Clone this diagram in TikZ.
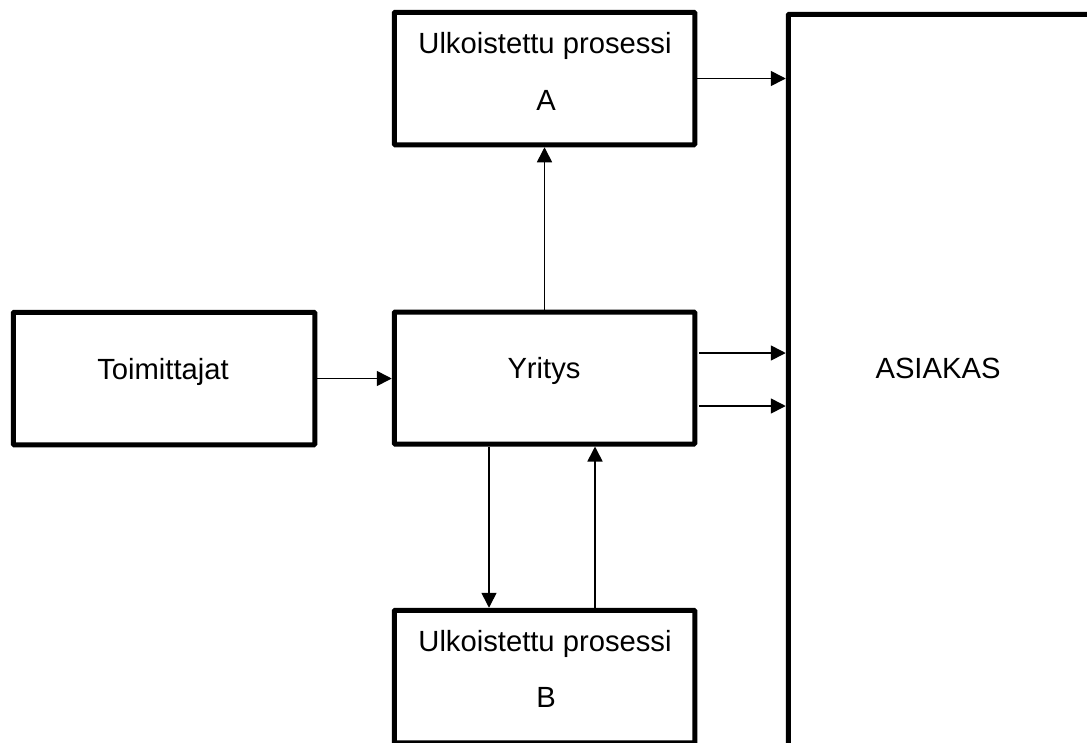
\documentclass[tikz,border=0pt]{standalone}
\usepackage{fontspec}
\setmainfont{Liberation Sans}
\usetikzlibrary{arrows.meta}

\tikzset{
  block/.style={draw=black, line width=5pt, outer sep=2.5pt, inner sep=0pt,
                rounded corners=1pt, fill=white},
  label text/.style={anchor=base, inner sep=0pt,
                font=\fontsize{29.2pt}{35pt}\selectfont},
  arr/.style={line width=1.6pt, -{Triangle[length=15pt,width=15pt]}},
}

\begin{document}
\begin{tikzpicture}[x=1pt, y=-1pt]
  \useasboundingbox (0,0) rectangle (1087,742);
  \clip (0,0) rectangle (1087,742);
  \fill[white] (0,0) rectangle (1087,742);

  % boxes
  \node[block, minimum width=300.5pt, minimum height=132.5pt] (a)      at (544.5,78.5)  {};
  \node[block, minimum width=301.5pt, minimum height=132.5pt] (toim)   at (164,378.5)   {};
  \node[block, minimum width=300.5pt, minimum height=132pt]   (yritys) at (544.5,378)   {};
  \node[block, minimum width=300.5pt, minimum height=132.5pt] (b)      at (544.5,676.5) {};
  \node[block, minimum width=340pt,   minimum height=760pt]   (asiakas) at (958.25,394.25) {};

  % texts
  \node[label text] (a1) at (545,53.3) {Ulkoistettu prosessi};
  \node[label text] (a2) at (546,110) {A};
  \node[label text] (t1) at (163,379) {Toimittajat};
  \node[label text] (y1) at (544,378) {Yritys};
  \node[label text] (s1) at (938,378) {ASIAKAS};
  \node[label text] (b1) at (545,651.7) {Ulkoistettu prosessi};
  \node[label text] (b2) at (546,707) {B};

  % connectors
  \draw[arr] (a.east) -- (a.east -| asiakas.west);
  \draw[arr] (toim.east) -- (toim.east -| yritys.west);
  \draw[arr] ([xshift=2pt,yshift=25pt]yritys.east) -- ([yshift=25pt]yritys.east -| asiakas.west);
  \draw[arr] ([xshift=2pt,yshift=-28pt]yritys.east) -- ([yshift=-28pt]yritys.east -| asiakas.west);
  \draw[arr] (yritys.north) -- (a.south);
  \draw[arr] ([xshift=-55.5pt]yritys.south) -- ([xshift=-55.5pt]b.north);
  \draw[arr] ([xshift=50.5pt]b.north) -- ([xshift=50.5pt]yritys.south);
\end{tikzpicture}
\end{document}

··········

**Direction**
Copy the material shown above in full and exactly. Skip the pictures.

**Full answer**
Clone this diagram in TikZ.
\documentclass[tikz,border=0pt]{standalone}
\usepackage{fontspec}
\setmainfont{Liberation Sans}
\usetikzlibrary{arrows.meta}

\tikzset{
  block/.style={draw=black, line width=5pt, outer sep=2.5pt, inner sep=0pt,
                rounded corners=1pt, fill=white},
  label text/.style={anchor=base, inner sep=0pt,
                font=\fontsize{29.2pt}{35pt}\selectfont},
  arr/.style={line width=1.6pt, -{Triangle[length=15pt,width=15pt]}},
}

\begin{document}
\begin{tikzpicture}[x=1pt, y=-1pt]
  \useasboundingbox (0,0) rectangle (1087,742);
  \clip (0,0) rectangle (1087,742);
  \fill[white] (0,0) rectangle (1087,742);

  % boxes
  \node[block, minimum width=300.5pt, minimum height=132.5pt] (a)      at (544.5,78.5)  {};
  \node[block, minimum width=301.5pt, minimum height=132.5pt] (toim)   at (164,378.5)   {};
  \node[block, minimum width=300.5pt, minimum height=132pt]   (yritys) at (544.5,378)   {};
  \node[block, minimum width=300.5pt, minimum height=132.5pt] (b)      at (544.5,676.5) {};
  \node[block, minimum width=340pt,   minimum height=760pt]   (asiakas) at (958.25,394.25) {};

  % texts
  \node[label text] (a1) at (545,53.3) {Ulkoistettu prosessi};
  \node[label text] (a2) at (546,110) {A};
  \node[label text] (t1) at (163,379) {Toimittajat};
  \node[label text] (y1) at (544,378) {Yritys};
  \node[label text] (s1) at (938,378) {ASIAKAS};
  \node[label text] (b1) at (545,651.7) {Ulkoistettu prosessi};
  \node[label text] (b2) at (546,707) {B};

  % connectors
  \draw[arr] (a.east) -- (a.east -| asiakas.west);
  \draw[arr] (toim.east) -- (toim.east -| yritys.west);
  \draw[arr] ([xshift=2pt,yshift=25pt]yritys.east) -- ([yshift=25pt]yritys.east -| asiakas.west);
  \draw[arr] ([xshift=2pt,yshift=-28pt]yritys.east) -- ([yshift=-28pt]yritys.east -| asiakas.west);
  \draw[arr] (yritys.north) -- (a.south);
  \draw[arr] ([xshift=-55.5pt]yritys.south) -- ([xshift=-55.5pt]b.north);
  \draw[arr] ([xshift=50.5pt]b.north) -- ([xshift=50.5pt]yritys.south);
\end{tikzpicture}
\end{document}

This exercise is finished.